--- SOURCE MATERIAL ---

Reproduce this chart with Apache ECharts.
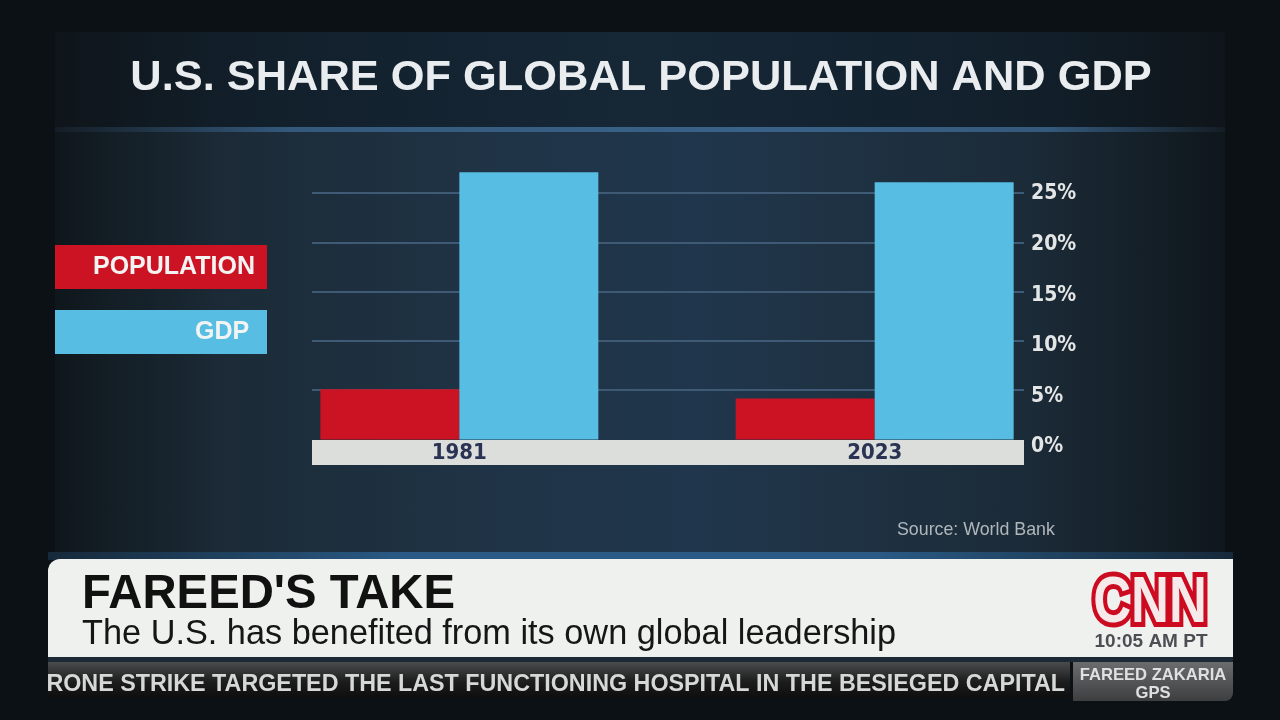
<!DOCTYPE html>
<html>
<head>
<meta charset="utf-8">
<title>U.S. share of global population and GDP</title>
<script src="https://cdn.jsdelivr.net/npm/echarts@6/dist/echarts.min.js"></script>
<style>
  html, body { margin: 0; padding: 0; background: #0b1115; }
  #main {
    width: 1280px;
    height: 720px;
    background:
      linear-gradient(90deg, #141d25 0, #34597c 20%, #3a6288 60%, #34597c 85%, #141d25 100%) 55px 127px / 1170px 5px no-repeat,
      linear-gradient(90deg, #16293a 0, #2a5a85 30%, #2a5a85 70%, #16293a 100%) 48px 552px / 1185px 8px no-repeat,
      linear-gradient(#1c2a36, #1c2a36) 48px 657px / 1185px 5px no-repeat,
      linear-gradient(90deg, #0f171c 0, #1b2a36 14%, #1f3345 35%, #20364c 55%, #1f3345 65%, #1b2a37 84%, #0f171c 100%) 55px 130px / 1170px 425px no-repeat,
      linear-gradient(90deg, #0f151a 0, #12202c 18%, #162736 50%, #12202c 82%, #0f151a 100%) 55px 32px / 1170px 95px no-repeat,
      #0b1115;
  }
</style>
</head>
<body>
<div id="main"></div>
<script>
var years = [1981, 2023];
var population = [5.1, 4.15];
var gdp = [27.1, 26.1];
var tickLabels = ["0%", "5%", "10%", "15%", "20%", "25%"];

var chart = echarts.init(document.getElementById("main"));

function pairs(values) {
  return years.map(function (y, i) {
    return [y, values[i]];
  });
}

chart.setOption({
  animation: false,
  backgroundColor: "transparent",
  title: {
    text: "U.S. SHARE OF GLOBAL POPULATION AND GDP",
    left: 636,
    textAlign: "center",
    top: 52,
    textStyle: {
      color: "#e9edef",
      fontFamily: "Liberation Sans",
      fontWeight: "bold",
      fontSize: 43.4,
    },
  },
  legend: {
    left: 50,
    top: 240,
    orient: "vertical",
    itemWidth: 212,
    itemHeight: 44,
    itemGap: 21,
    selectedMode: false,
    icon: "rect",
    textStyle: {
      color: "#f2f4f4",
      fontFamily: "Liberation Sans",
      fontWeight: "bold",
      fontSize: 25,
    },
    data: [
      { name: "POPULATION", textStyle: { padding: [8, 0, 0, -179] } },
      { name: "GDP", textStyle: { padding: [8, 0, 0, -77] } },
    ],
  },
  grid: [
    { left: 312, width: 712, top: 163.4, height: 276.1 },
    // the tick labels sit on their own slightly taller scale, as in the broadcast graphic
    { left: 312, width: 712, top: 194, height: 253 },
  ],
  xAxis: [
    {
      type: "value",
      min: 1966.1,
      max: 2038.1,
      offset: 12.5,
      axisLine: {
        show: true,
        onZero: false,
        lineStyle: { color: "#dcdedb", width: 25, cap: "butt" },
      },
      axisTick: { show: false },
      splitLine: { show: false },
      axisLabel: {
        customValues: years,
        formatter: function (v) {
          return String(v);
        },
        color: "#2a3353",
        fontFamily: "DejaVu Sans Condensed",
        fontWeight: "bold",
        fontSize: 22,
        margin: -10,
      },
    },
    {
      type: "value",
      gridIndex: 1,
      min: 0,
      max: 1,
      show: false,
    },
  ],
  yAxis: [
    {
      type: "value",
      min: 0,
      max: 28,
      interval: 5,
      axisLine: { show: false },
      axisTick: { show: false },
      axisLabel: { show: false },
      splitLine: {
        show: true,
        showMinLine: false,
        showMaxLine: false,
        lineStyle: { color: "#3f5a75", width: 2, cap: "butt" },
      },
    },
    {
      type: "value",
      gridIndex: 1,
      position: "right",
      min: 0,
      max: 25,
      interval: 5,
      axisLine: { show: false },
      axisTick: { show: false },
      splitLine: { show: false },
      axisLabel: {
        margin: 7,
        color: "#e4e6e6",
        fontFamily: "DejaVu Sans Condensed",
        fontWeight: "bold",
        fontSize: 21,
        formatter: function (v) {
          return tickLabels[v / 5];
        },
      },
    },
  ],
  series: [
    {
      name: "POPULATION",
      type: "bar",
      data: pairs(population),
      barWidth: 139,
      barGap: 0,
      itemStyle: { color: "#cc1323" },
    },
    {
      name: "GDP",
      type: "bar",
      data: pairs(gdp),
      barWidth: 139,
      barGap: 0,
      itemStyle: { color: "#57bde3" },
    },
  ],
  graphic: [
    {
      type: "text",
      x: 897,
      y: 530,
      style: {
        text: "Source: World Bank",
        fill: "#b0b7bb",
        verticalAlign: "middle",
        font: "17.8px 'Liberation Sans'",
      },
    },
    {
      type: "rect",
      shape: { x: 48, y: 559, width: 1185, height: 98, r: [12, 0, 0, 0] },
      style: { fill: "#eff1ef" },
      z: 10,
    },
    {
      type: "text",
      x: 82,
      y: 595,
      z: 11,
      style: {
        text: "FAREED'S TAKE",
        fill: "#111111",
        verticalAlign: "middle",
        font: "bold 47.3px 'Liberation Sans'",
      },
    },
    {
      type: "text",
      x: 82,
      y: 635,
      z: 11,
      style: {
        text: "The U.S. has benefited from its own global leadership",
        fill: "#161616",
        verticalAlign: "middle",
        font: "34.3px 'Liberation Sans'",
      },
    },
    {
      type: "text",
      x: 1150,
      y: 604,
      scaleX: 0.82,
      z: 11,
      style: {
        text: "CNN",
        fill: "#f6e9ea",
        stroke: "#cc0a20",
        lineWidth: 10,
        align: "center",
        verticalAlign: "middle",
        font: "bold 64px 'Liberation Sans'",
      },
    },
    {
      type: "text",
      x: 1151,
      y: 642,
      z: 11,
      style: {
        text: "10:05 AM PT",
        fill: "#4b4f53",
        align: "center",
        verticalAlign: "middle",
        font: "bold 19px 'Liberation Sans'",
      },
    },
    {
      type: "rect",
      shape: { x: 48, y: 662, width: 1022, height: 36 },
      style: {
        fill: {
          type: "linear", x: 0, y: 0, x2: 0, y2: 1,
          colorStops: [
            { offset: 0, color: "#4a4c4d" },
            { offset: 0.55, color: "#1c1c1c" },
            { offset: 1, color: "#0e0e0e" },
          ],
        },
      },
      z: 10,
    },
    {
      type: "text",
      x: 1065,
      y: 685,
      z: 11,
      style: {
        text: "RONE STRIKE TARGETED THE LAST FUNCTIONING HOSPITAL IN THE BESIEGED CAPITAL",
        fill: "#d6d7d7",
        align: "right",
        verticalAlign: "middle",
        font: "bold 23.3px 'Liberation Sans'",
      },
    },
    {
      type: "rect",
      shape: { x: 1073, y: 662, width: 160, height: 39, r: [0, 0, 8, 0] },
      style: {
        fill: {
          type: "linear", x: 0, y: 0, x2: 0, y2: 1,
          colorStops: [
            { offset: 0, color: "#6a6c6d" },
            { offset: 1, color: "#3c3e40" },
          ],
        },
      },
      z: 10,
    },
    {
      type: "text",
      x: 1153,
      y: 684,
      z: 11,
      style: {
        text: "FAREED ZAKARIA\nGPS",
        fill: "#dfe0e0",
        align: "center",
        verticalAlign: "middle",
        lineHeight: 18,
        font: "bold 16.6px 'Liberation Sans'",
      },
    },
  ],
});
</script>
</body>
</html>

---

Set down the complete material exactly, but do not include the images.

Reproduce this chart with Apache ECharts.
<!DOCTYPE html>
<html>
<head>
<meta charset="utf-8">
<title>U.S. share of global population and GDP</title>
<script src="https://cdn.jsdelivr.net/npm/echarts@6/dist/echarts.min.js"></script>
<style>
  html, body { margin: 0; padding: 0; background: #0b1115; }
  #main {
    width: 1280px;
    height: 720px;
    background:
      linear-gradient(90deg, #141d25 0, #34597c 20%, #3a6288 60%, #34597c 85%, #141d25 100%) 55px 127px / 1170px 5px no-repeat,
      linear-gradient(90deg, #16293a 0, #2a5a85 30%, #2a5a85 70%, #16293a 100%) 48px 552px / 1185px 8px no-repeat,
      linear-gradient(#1c2a36, #1c2a36) 48px 657px / 1185px 5px no-repeat,
      linear-gradient(90deg, #0f171c 0, #1b2a36 14%, #1f3345 35%, #20364c 55%, #1f3345 65%, #1b2a37 84%, #0f171c 100%) 55px 130px / 1170px 425px no-repeat,
      linear-gradient(90deg, #0f151a 0, #12202c 18%, #162736 50%, #12202c 82%, #0f151a 100%) 55px 32px / 1170px 95px no-repeat,
      #0b1115;
  }
</style>
</head>
<body>
<div id="main"></div>
<script>
var years = [1981, 2023];
var population = [5.1, 4.15];
var gdp = [27.1, 26.1];
var tickLabels = ["0%", "5%", "10%", "15%", "20%", "25%"];

var chart = echarts.init(document.getElementById("main"));

function pairs(values) {
  return years.map(function (y, i) {
    return [y, values[i]];
  });
}

chart.setOption({
  animation: false,
  backgroundColor: "transparent",
  title: {
    text: "U.S. SHARE OF GLOBAL POPULATION AND GDP",
    left: 636,
    textAlign: "center",
    top: 52,
    textStyle: {
      color: "#e9edef",
      fontFamily: "Liberation Sans",
      fontWeight: "bold",
      fontSize: 43.4,
    },
  },
  legend: {
    left: 50,
    top: 240,
    orient: "vertical",
    itemWidth: 212,
    itemHeight: 44,
    itemGap: 21,
    selectedMode: false,
    icon: "rect",
    textStyle: {
      color: "#f2f4f4",
      fontFamily: "Liberation Sans",
      fontWeight: "bold",
      fontSize: 25,
    },
    data: [
      { name: "POPULATION", textStyle: { padding: [8, 0, 0, -179] } },
      { name: "GDP", textStyle: { padding: [8, 0, 0, -77] } },
    ],
  },
  grid: [
    { left: 312, width: 712, top: 163.4, height: 276.1 },
    // the tick labels sit on their own slightly taller scale, as in the broadcast graphic
    { left: 312, width: 712, top: 194, height: 253 },
  ],
  xAxis: [
    {
      type: "value",
      min: 1966.1,
      max: 2038.1,
      offset: 12.5,
      axisLine: {
        show: true,
        onZero: false,
        lineStyle: { color: "#dcdedb", width: 25, cap: "butt" },
      },
      axisTick: { show: false },
      splitLine: { show: false },
      axisLabel: {
        customValues: years,
        formatter: function (v) {
          return String(v);
        },
        color: "#2a3353",
        fontFamily: "DejaVu Sans Condensed",
        fontWeight: "bold",
        fontSize: 22,
        margin: -10,
      },
    },
    {
      type: "value",
      gridIndex: 1,
      min: 0,
      max: 1,
      show: false,
    },
  ],
  yAxis: [
    {
      type: "value",
      min: 0,
      max: 28,
      interval: 5,
      axisLine: { show: false },
      axisTick: { show: false },
      axisLabel: { show: false },
      splitLine: {
        show: true,
        showMinLine: false,
        showMaxLine: false,
        lineStyle: { color: "#3f5a75", width: 2, cap: "butt" },
      },
    },
    {
      type: "value",
      gridIndex: 1,
      position: "right",
      min: 0,
      max: 25,
      interval: 5,
      axisLine: { show: false },
      axisTick: { show: false },
      splitLine: { show: false },
      axisLabel: {
        margin: 7,
        color: "#e4e6e6",
        fontFamily: "DejaVu Sans Condensed",
        fontWeight: "bold",
        fontSize: 21,
        formatter: function (v) {
          return tickLabels[v / 5];
        },
      },
    },
  ],
  series: [
    {
      name: "POPULATION",
      type: "bar",
      data: pairs(population),
      barWidth: 139,
      barGap: 0,
      itemStyle: { color: "#cc1323" },
    },
    {
      name: "GDP",
      type: "bar",
      data: pairs(gdp),
      barWidth: 139,
      barGap: 0,
      itemStyle: { color: "#57bde3" },
    },
  ],
  graphic: [
    {
      type: "text",
      x: 897,
      y: 530,
      style: {
        text: "Source: World Bank",
        fill: "#b0b7bb",
        verticalAlign: "middle",
        font: "17.8px 'Liberation Sans'",
      },
    },
    {
      type: "rect",
      shape: { x: 48, y: 559, width: 1185, height: 98, r: [12, 0, 0, 0] },
      style: { fill: "#eff1ef" },
      z: 10,
    },
    {
      type: "text",
      x: 82,
      y: 595,
      z: 11,
      style: {
        text: "FAREED'S TAKE",
        fill: "#111111",
        verticalAlign: "middle",
        font: "bold 47.3px 'Liberation Sans'",
      },
    },
    {
      type: "text",
      x: 82,
      y: 635,
      z: 11,
      style: {
        text: "The U.S. has benefited from its own global leadership",
        fill: "#161616",
        verticalAlign: "middle",
        font: "34.3px 'Liberation Sans'",
      },
    },
    {
      type: "text",
      x: 1150,
      y: 604,
      scaleX: 0.82,
      z: 11,
      style: {
        text: "CNN",
        fill: "#f6e9ea",
        stroke: "#cc0a20",
        lineWidth: 10,
        align: "center",
        verticalAlign: "middle",
        font: "bold 64px 'Liberation Sans'",
      },
    },
    {
      type: "text",
      x: 1151,
      y: 642,
      z: 11,
      style: {
        text: "10:05 AM PT",
        fill: "#4b4f53",
        align: "center",
        verticalAlign: "middle",
        font: "bold 19px 'Liberation Sans'",
      },
    },
    {
      type: "rect",
      shape: { x: 48, y: 662, width: 1022, height: 36 },
      style: {
        fill: {
          type: "linear", x: 0, y: 0, x2: 0, y2: 1,
          colorStops: [
            { offset: 0, color: "#4a4c4d" },
            { offset: 0.55, color: "#1c1c1c" },
            { offset: 1, color: "#0e0e0e" },
          ],
        },
      },
      z: 10,
    },
    {
      type: "text",
      x: 1065,
      y: 685,
      z: 11,
      style: {
        text: "RONE STRIKE TARGETED THE LAST FUNCTIONING HOSPITAL IN THE BESIEGED CAPITAL",
        fill: "#d6d7d7",
        align: "right",
        verticalAlign: "middle",
        font: "bold 23.3px 'Liberation Sans'",
      },
    },
    {
      type: "rect",
      shape: { x: 1073, y: 662, width: 160, height: 39, r: [0, 0, 8, 0] },
      style: {
        fill: {
          type: "linear", x: 0, y: 0, x2: 0, y2: 1,
          colorStops: [
            { offset: 0, color: "#6a6c6d" },
            { offset: 1, color: "#3c3e40" },
          ],
        },
      },
      z: 10,
    },
    {
      type: "text",
      x: 1153,
      y: 684,
      z: 11,
      style: {
        text: "FAREED ZAKARIA\nGPS",
        fill: "#dfe0e0",
        align: "center",
        verticalAlign: "middle",
        lineHeight: 18,
        font: "bold 16.6px 'Liberation Sans'",
      },
    },
  ],
});
</script>
</body>
</html>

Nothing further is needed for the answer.